TASK TO CARRY OUT:
Nothing outside the lines from the one containing "Reproduce this chart with Plotly." down to the one containing "growth_pct = [7, -19, -22, -19]" belongs in the copy; print that span exactly, both ends included, with pictures removed.
## START
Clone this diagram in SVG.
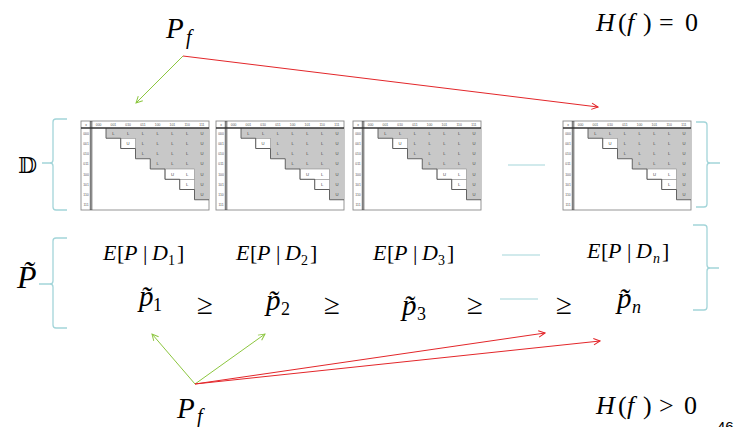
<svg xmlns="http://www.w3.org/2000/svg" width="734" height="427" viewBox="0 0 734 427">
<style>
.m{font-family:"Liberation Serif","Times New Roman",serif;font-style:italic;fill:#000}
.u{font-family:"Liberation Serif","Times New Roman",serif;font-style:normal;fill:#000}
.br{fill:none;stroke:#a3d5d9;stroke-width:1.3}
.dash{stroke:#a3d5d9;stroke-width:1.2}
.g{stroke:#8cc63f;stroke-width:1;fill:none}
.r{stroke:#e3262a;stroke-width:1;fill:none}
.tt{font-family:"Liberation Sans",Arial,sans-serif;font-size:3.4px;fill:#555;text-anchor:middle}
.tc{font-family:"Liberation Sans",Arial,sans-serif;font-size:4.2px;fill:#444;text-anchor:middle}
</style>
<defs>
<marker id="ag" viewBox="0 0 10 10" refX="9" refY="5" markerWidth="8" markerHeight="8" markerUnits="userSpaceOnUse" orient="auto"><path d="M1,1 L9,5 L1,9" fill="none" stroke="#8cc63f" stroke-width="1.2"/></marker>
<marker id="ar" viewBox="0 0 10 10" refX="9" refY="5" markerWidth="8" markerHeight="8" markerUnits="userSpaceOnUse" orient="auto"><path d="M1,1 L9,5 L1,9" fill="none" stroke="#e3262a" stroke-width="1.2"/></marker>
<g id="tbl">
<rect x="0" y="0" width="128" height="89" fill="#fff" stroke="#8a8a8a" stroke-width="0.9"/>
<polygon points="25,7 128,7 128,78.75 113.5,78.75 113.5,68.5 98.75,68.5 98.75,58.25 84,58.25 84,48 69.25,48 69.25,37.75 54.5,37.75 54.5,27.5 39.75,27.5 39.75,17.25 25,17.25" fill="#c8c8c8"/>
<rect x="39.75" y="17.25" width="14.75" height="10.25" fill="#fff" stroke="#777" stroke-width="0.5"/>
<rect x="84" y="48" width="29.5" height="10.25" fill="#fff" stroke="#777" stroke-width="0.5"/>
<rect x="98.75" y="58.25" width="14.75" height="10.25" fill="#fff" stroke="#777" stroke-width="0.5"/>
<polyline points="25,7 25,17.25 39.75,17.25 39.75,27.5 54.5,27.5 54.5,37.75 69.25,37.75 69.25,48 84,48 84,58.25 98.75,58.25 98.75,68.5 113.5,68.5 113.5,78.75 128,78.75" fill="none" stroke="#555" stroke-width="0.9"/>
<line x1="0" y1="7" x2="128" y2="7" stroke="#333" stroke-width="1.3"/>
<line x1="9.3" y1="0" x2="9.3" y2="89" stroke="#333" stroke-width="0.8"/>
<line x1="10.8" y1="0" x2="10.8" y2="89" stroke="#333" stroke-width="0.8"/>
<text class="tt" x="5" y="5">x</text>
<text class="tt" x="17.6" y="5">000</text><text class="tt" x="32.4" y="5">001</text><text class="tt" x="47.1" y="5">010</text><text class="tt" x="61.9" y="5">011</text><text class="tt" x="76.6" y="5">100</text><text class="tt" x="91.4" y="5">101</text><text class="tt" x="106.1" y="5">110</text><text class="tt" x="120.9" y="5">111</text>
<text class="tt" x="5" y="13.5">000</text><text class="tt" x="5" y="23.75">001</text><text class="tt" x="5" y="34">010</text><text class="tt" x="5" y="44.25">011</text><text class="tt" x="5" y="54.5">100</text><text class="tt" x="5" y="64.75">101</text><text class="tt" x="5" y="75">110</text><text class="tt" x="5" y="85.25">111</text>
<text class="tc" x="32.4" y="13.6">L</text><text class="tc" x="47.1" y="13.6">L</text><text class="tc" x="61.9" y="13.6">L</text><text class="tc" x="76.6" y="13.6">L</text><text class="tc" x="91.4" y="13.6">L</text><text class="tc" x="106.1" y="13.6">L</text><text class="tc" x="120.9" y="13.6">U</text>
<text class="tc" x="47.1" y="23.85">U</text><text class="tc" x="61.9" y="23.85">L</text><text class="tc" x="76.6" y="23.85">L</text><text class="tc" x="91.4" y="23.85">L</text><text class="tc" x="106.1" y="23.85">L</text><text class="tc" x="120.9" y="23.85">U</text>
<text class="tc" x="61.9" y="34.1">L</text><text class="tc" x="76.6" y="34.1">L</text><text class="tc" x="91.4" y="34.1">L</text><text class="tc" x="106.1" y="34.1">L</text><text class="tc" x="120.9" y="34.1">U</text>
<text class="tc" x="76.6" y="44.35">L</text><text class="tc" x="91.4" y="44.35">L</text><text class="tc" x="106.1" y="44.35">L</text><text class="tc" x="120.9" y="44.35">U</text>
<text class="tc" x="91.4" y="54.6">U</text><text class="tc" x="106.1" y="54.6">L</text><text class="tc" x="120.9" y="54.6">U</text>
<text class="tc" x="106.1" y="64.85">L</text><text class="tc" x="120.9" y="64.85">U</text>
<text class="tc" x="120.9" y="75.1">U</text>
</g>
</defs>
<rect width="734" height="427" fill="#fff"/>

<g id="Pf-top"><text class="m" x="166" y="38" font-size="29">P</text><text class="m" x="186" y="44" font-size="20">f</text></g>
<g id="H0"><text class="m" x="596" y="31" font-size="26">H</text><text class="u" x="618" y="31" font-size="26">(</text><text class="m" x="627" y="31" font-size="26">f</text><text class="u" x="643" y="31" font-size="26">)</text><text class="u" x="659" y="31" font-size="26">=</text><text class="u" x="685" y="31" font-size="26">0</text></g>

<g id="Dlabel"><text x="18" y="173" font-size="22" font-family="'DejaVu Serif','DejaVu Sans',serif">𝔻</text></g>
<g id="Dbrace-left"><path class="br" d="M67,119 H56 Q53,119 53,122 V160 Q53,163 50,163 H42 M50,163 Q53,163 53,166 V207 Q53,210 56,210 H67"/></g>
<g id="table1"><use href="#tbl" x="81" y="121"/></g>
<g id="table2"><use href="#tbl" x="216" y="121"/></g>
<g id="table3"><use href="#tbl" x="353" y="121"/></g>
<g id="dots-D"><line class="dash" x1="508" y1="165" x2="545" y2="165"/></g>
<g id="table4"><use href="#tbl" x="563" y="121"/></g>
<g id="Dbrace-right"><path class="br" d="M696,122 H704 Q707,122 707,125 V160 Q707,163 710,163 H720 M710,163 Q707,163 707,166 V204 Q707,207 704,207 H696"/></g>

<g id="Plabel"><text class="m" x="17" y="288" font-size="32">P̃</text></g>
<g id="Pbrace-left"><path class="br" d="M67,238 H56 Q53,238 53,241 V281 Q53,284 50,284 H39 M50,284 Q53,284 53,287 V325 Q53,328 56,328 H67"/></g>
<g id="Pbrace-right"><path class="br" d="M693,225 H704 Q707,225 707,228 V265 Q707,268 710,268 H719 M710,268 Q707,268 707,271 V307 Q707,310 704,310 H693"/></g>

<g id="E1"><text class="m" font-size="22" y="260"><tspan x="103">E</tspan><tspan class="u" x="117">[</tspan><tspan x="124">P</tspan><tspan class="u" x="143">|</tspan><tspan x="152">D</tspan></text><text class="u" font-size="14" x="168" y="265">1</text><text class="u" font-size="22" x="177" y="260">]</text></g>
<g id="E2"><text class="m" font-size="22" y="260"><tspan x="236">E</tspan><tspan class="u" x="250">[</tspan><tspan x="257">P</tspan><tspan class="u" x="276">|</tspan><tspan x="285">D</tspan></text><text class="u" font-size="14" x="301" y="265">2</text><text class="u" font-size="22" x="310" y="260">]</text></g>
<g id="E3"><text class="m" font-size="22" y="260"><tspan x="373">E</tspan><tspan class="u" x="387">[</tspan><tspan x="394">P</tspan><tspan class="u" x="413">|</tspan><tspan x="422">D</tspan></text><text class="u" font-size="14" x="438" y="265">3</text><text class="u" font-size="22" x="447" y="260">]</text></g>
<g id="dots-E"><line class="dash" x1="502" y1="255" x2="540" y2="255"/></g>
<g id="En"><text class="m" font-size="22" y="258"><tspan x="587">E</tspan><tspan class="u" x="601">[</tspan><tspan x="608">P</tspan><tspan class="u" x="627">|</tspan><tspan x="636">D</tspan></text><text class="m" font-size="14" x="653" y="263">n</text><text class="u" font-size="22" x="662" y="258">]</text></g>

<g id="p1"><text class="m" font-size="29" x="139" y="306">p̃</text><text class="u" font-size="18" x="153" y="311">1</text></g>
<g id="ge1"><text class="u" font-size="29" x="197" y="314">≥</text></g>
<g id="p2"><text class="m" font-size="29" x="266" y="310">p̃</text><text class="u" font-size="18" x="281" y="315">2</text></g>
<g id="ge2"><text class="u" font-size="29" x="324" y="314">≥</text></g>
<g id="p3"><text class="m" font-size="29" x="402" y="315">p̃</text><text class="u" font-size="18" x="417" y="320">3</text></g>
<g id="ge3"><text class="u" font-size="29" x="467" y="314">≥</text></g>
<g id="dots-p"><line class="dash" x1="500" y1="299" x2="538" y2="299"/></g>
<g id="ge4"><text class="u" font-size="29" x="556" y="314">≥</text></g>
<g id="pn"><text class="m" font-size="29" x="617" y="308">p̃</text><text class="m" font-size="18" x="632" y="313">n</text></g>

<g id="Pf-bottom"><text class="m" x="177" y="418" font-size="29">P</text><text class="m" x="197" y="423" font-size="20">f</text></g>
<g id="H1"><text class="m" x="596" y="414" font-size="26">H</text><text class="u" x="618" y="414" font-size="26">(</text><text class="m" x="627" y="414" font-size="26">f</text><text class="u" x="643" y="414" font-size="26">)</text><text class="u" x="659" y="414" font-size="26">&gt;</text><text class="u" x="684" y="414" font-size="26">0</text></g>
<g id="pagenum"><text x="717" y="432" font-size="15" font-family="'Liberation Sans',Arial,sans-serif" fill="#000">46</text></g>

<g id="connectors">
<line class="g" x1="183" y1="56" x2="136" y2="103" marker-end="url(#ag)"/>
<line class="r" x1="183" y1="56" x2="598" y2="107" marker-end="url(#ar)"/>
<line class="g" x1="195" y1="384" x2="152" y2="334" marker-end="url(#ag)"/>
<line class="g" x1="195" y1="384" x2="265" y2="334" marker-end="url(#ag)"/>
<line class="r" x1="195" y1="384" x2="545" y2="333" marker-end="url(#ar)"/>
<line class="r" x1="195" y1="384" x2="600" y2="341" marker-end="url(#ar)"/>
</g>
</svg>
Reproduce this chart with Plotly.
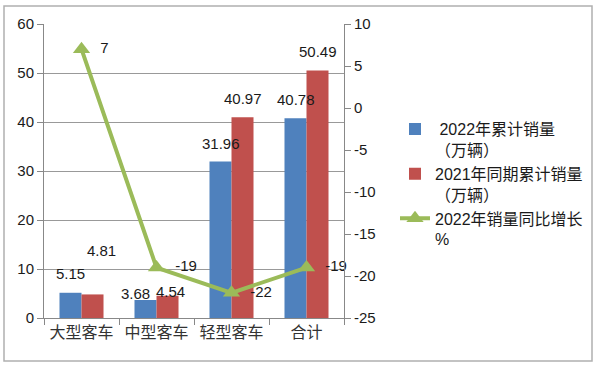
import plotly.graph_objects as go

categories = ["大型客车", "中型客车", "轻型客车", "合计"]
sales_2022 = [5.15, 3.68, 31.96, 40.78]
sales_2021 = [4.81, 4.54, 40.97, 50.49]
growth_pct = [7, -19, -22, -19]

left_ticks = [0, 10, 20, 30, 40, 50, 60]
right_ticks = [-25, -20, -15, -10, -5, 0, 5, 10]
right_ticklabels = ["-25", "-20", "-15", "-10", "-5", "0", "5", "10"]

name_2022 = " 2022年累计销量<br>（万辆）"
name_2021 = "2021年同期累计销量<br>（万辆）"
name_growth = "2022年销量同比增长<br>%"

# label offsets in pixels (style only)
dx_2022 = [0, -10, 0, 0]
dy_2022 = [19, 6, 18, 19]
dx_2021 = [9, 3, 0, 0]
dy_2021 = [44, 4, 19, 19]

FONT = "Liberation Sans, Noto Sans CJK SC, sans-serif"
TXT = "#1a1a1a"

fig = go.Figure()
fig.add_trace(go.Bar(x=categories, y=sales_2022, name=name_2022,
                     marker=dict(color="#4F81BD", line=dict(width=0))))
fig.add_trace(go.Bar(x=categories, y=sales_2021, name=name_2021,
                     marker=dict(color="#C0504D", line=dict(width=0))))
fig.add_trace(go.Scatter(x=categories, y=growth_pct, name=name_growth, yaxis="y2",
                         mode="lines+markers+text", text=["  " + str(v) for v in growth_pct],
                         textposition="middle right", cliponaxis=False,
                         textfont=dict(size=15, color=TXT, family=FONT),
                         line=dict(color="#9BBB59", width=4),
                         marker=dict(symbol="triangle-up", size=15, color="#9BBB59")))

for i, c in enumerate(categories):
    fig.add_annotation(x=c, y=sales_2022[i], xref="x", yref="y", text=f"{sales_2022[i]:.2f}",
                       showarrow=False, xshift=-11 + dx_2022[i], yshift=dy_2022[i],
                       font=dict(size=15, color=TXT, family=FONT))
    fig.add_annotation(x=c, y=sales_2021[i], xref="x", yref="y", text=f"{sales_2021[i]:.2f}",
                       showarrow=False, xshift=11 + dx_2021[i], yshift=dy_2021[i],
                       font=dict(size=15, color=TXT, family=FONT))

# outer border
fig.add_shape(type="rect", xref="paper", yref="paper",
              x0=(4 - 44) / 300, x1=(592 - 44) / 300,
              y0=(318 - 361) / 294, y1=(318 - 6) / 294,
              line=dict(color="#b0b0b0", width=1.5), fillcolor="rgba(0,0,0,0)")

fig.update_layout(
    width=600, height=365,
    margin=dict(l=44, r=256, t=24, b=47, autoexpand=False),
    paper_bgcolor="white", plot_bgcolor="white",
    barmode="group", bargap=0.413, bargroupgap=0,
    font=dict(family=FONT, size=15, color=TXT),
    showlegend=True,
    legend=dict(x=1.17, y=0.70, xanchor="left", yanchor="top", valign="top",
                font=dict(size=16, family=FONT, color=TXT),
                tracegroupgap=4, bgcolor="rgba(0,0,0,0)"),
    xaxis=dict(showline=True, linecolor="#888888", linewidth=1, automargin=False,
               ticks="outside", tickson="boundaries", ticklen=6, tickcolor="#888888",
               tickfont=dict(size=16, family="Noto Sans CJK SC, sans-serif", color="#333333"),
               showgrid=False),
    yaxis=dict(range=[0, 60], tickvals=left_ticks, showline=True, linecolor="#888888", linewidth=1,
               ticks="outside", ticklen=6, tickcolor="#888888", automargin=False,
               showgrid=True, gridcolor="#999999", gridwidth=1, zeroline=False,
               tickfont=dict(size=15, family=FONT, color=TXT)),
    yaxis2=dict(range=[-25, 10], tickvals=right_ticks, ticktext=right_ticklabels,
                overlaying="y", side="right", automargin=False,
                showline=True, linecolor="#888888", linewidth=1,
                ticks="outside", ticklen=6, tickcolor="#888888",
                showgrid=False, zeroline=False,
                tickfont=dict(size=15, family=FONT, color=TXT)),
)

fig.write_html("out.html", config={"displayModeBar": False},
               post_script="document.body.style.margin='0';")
## END
SOLVED PROBLEM:
Reproduce this chart with Plotly.
import plotly.graph_objects as go

categories = ["大型客车", "中型客车", "轻型客车", "合计"]
sales_2022 = [5.15, 3.68, 31.96, 40.78]
sales_2021 = [4.81, 4.54, 40.97, 50.49]
growth_pct = [7, -19, -22, -19]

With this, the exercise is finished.